In sum, the fall 2018 roster included a mind-boggling fourteen exhibitions. On a thoughts-provoked-per-square-meter basis, Mmuseumm’s little space is quite possibly the densest of any museum in New York.
Among the 150-ish objects on view at the Mmuseumm during my visit was a small shelf space labelled “Nothing.” I appreciate an institution that defies the standard museum philosophy of being full of stuff, in favor of devoting a space (especially one in such a small space to begin with) to emptiness.
Should You Visit the Mmuseumm?
This place confounded me. I was all set to be put off by its archness, its twee, self-satisfied cleverness. And to dismiss Mmuseumm as not really a museum. I did leave pondering whether I’d had a museum experience, or just seen a clever piece of conceptual art, a wry commentary on museum-ology, quite possibly the first meta-museum I’ve visited.
Meta- or not, though, Mmuseumm is a museum. It tries to edify and entertain, and whether it is actually earnest or not, it comes across as on the level. In collecting ephemera, it reminds me of City Reliquery, though with a broader mandate and a much smaller space. I spoke a bit with the docent who was standing by to answer questions (there is also a phone-based audioguide and an awesome, exhaustive brochure), and she was super enthused about the place and its mission.

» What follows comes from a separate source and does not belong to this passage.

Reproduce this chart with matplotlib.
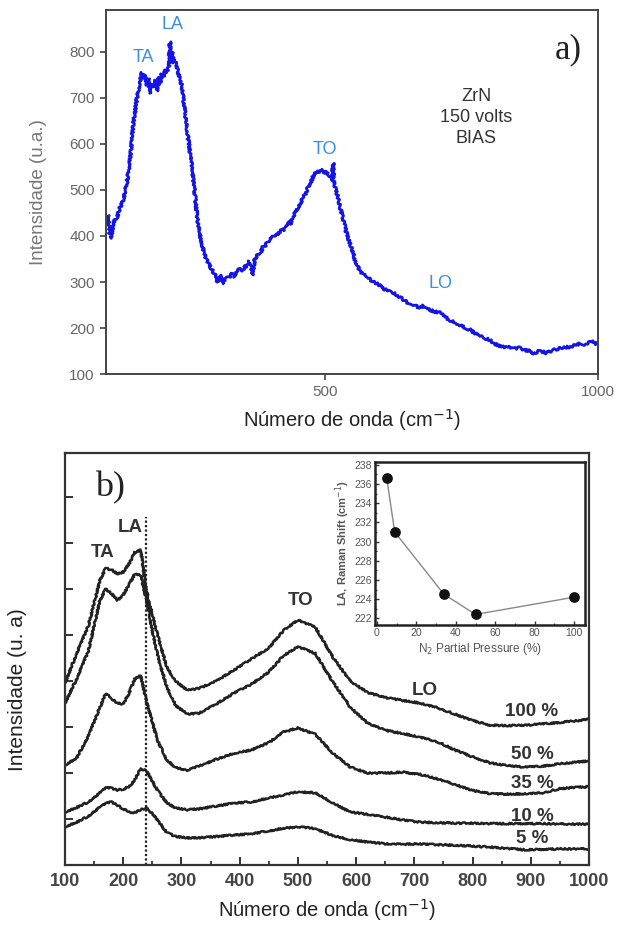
import matplotlib
matplotlib.use("Agg")
import matplotlib.pyplot as plt
from matplotlib.ticker import MultipleLocator

plt.rcParams["font.family"] = ["Liberation Sans", "DejaVu Sans"]

# ---- panel a) : ZrN 150 V bias spectrum (values read off the picture) ----
wn_a = [100, 104, 107, 110, 113, 120, 126, 132, 138, 144, 150, 157, 162, 166, 168, 171, 175, 178,
        180, 183, 186, 190, 193, 196, 199, 202, 205, 209, 212, 215, 217, 219, 221, 224, 226, 229,
        232, 236, 239, 244, 250, 257, 263, 268, 275, 280, 284, 290, 296, 300, 304, 307, 310, 314,
        319, 325, 330, 335, 339, 345, 350, 355, 358, 362, 366, 368, 372, 378, 383, 387, 392, 396,
        400, 405, 410, 416, 420, 425, 430, 434, 437, 441, 446, 452, 457, 461, 465, 470, 475, 480,
        485, 491, 495, 499, 503, 507, 511, 514, 515, 517, 520, 524, 528, 533, 537, 542, 547, 552,
        556, 561, 565, 570, 577, 583, 590, 596, 601, 608, 615, 620, 626, 632, 640, 648, 656, 662,
        668, 675, 680, 687, 693, 700, 711, 720, 729, 740, 750, 758, 766, 775, 784, 793, 802, 810,
        818, 826, 835, 845, 857, 866, 875, 882, 888, 895, 905, 918, 928, 938, 949, 958, 967, 975,
        980, 988, 993, 1000]
int_a = [430, 445, 400, 395, 428, 440, 463, 480, 515, 565, 645, 702, 735, 755, 742, 750, 728, 742,
         710, 730, 724, 738, 715, 745, 728, 752, 746, 760, 756, 770, 822, 780, 800, 776, 783, 770,
         756, 740, 724, 674, 615, 550, 485, 428, 385, 360, 348, 335, 322, 315, 300, 300, 315, 296,
         308, 310, 318, 312, 320, 330, 325, 335, 333, 345, 330, 315, 350, 360, 365, 376, 380, 388,
         392, 398, 400, 405, 415, 410, 420, 432, 425, 440, 450, 462, 475, 485, 492, 507, 518, 533,
         540, 539, 545, 535, 540, 532, 528, 522, 558, 520, 500, 485, 462, 441, 420, 398, 380, 363,
         345, 333, 322, 318, 311, 305, 300, 296, 293, 285, 282, 278, 276, 272, 265, 258, 250, 252,
         247, 244, 248, 246, 239, 236, 233, 224, 217, 210, 205, 200, 196, 188, 182, 178, 174, 166,
         162, 159, 160, 155, 157, 152, 150, 145, 148, 150, 146, 152, 155, 158, 159, 163, 166, 164,
         167, 172, 166, 167]

# ---- panel b) : spectra vs N2 partial pressure (arbitrary offset units) ----
wn_b = [100, 120, 140, 160, 170, 180, 190, 200, 210, 220, 230, 240, 250, 260, 275, 290, 310, 330,
        360, 390, 420, 450, 475, 500, 530, 560, 590, 620, 650, 680, 710, 740, 770, 800, 830, 860,
        890, 920, 950, 980, 1000]
p100 = [3.96, 4.6, 5.2, 6.2, 6.45, 6.42, 6.33, 6.37, 6.55, 6.8, 6.85, 5.95, 5.45, 4.95, 4.3, 4.0,
        3.8, 3.84, 4.0, 4.24, 4.48, 4.72, 5.1, 5.33, 5.17, 4.52, 4.0, 3.75, 3.64, 3.58, 3.52, 3.42,
        3.28, 3.14, 3.04, 3.03, 3.04, 3.07, 3.1, 3.14, 3.17]
p50 = [3.52, 4.05, 4.65, 5.76, 6.0, 5.9, 5.76, 5.87, 6.1, 6.33, 6.3, 5.76, 5.1, 4.5, 3.87, 3.47,
       3.28, 3.3, 3.5, 3.74, 3.93, 4.2, 4.55, 4.75, 4.6, 3.98, 3.43, 3.08, 2.93, 2.86, 2.78, 2.68,
       2.5, 2.35, 2.22, 2.16, 2.13, 2.15, 2.2, 2.24, 2.26]
p35 = [2.17, 2.33, 2.8, 3.43, 3.73, 3.62, 3.52, 3.5, 3.74, 4.05, 4.12, 3.55, 3.1, 2.68, 2.28, 2.12,
       2.06, 2.15, 2.3, 2.43, 2.5, 2.66, 2.89, 2.98, 2.84, 2.43, 2.13, 2.0, 2.0, 2.02, 1.97, 1.87,
       1.75, 1.62, 1.55, 1.54, 1.55, 1.57, 1.66, 1.69, 1.7]
p10 = [1.15, 1.25, 1.37, 1.57, 1.68, 1.67, 1.63, 1.65, 1.7, 1.85, 2.1, 2.05, 1.82, 1.6, 1.35, 1.24,
       1.2, 1.22, 1.28, 1.35, 1.37, 1.46, 1.52, 1.59, 1.57, 1.35, 1.15, 1.1, 1.04, 0.98, 0.93, 0.92,
       0.91, 0.91, 0.9, 0.9, 0.9, 0.9, 0.89, 0.89, 0.89]
p5 = [0.83, 0.93, 1.06, 1.26, 1.34, 1.37, 1.3, 1.22, 1.15, 1.14, 1.2, 1.24, 1.12, 0.96, 0.7, 0.62,
      0.59, 0.59, 0.62, 0.65, 0.68, 0.74, 0.8, 0.83, 0.79, 0.64, 0.55, 0.5, 0.46, 0.45, 0.46, 0.44,
      0.43, 0.41, 0.39, 0.36, 0.33, 0.34, 0.35, 0.35, 0.35]
series_b = [p100, p50, p35, p10, p5]
labels_b = ["100 %", "50 %", "35 %", "10 %", "5 %"]
label_y_b = [3.33, 2.41, 1.78, 1.05, 0.57]
la_line = 239

# ---- inset : LA shift vs N2 pressure ----
n2_pressure = [5, 9, 34, 50, 100]
la_shift = [236.6, 231.0, 224.5, 222.4, 224.2]

fig = plt.figure(figsize=(6.27, 9.27), dpi=100)

# ---------------- panel a ----------------
ax1 = fig.add_axes([0.169, 0.5965, 0.785, 0.3927])
ln, = ax1.plot(wn_a, int_a, color="#1414e6", lw=2.0)
ln.set_sketch_params(scale=1.2, length=2.5, randomness=3)
ax1.set_xlim(100, 1000)
ax1.set_ylim(100, 891)
ax1.set_xticks([500, 1000])
ax1.set_yticks(range(100, 900, 100))
ax1.tick_params(direction="out", length=4, width=1.2, colors="#444", labelsize=11,
                labelcolor="#666", pad=4)
for s in ax1.spines.values():
    s.set_linewidth(1.4)
    s.set_color("#444")
ax1.set_xlabel("Número de onda (cm$^{-1}$)", fontsize=14.5, color="#222", labelpad=6)
ax1.set_ylabel("Intensidade (u.a.)", fontsize=13.5, color="#777", labelpad=16)
lbl_blue = "#3c8ee0"
ax1.text(168, 787, "TA", color=lbl_blue, fontsize=13, ha="center", va="center")
ax1.text(221, 859, "LA", color=lbl_blue, fontsize=13, ha="center", va="center")
ax1.text(500, 587, "TO", color=lbl_blue, fontsize=13, ha="center", va="center")
ax1.text(711, 296, "LO", color=lbl_blue, fontsize=13, ha="center", va="center")
ax1.text(945, 805, "a)", family=["Liberation Serif"], fontsize=25, ha="center", va="center",
         color="#222")
ax1.text(777, 658, "ZrN\n150 volts\nBIAS", fontsize=13, ha="center", va="center",
         color="#333", linespacing=1.3)

# ---------------- panel b ----------------
ax2 = fig.add_axes([0.1037, 0.0669, 0.8357, 0.4444])
for ys in series_b:
    l, = ax2.plot(wn_b, ys, color="#222", lw=1.8)
    l.set_sketch_params(scale=0.8, length=2, randomness=3)
ax2.vlines(la_line, 0, 7.57, colors="#222", linestyles=(0, (1, 1)), lw=1.6)
ax2.set_xlim(100, 1000)
ax2.set_ylim(0, 8.96)
ax2.xaxis.set_major_locator(MultipleLocator(100))
ax2.xaxis.set_minor_locator(MultipleLocator(50))
ax2.set_yticks(range(1, 9))
ax2.set_yticklabels([])
ax2.tick_params(which="major", direction="in", length=6, width=1.4, colors="#333",
                labelsize=13, labelcolor="#444", right=False, top=False, pad=6)
ax2.tick_params(which="minor", direction="in", length=3, width=1.3, colors="#333")
for t in ax2.get_xticklabels():
    t.set_fontweight("bold")
for s in ax2.spines.values():
    s.set_linewidth(1.6)
    s.set_color("#333")
ax2.set_xlabel("Número de onda (cm$^{-1}$)", fontsize=14.5, color="#222", labelpad=5)
ax2.set_ylabel("Intensidade (u. a)", fontsize=15, color="#222")
ax2.yaxis.set_label_coords(-0.072, 0.425)
ax2.text(177, 8.2, "b)", family=["Liberation Serif"], fontsize=26, ha="center", va="center",
         color="#222")
for txt, x, y in [("TA", 165, 6.8), ("LA", 212, 7.33), ("TO", 504, 5.76), ("LO", 718, 3.8)]:
    ax2.text(x, y, txt, fontsize=13.5, fontweight="bold", ha="center", va="center", color="#333")
for txt, y in zip(labels_b, label_y_b):
    ax2.text(902, y, txt, fontsize=13.5, fontweight="bold", ha="center", va="center",
             color="#333")

# ---------------- inset ----------------
ax3 = fig.add_axes([0.598, 0.3258, 0.335, 0.1758])
ax3.plot(n2_pressure, la_shift, color="#888", lw=1.0, zorder=1)
ax3.scatter(n2_pressure, la_shift, s=45, color="#111", zorder=2)
ax3.set_xlim(-1, 105.5)
ax3.set_ylim(221.3, 238.3)
ax3.xaxis.set_major_locator(MultipleLocator(20))
ax3.xaxis.set_minor_locator(MultipleLocator(10))
ax3.yaxis.set_major_locator(MultipleLocator(2))
ax3.yaxis.set_minor_locator(MultipleLocator(1))
ax3.tick_params(which="major", direction="in", length=3, width=1.0, labelsize=7.5,
                colors="#333", labelcolor="#555", pad=2)
ax3.tick_params(which="minor", direction="in", length=1.5, width=0.8, colors="#333")
for s in ax3.spines.values():
    s.set_linewidth(1.8)
    s.set_color("#222")
ax3.set_xlabel("N$_2$ Partial Pressure (%)", fontsize=8.5, color="#555", labelpad=2)
ax3.set_ylabel("LA, Raman Shift (cm$^{-1}$)", fontsize=8, color="#555", labelpad=2,
               fontweight="bold")

fig.savefig("out.png", dpi=100)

Also, two-or-so doors down the alley from the Mmuseumm is the even tinier Mmuseumm Rest Stop. I wouldn’t do my Christmas shopping there, but it featured funny and well-curated gifts, souvenirs, and snacks in counterpoint to the items on display.
I strongly recommend a visit to the Mmuseumm, particularly after you’ve been to many (like a couple hundred) more conventional museums. It encapsulates much of what I’ve come to think about what makes a good museum, and a meaningful museumgoing experience.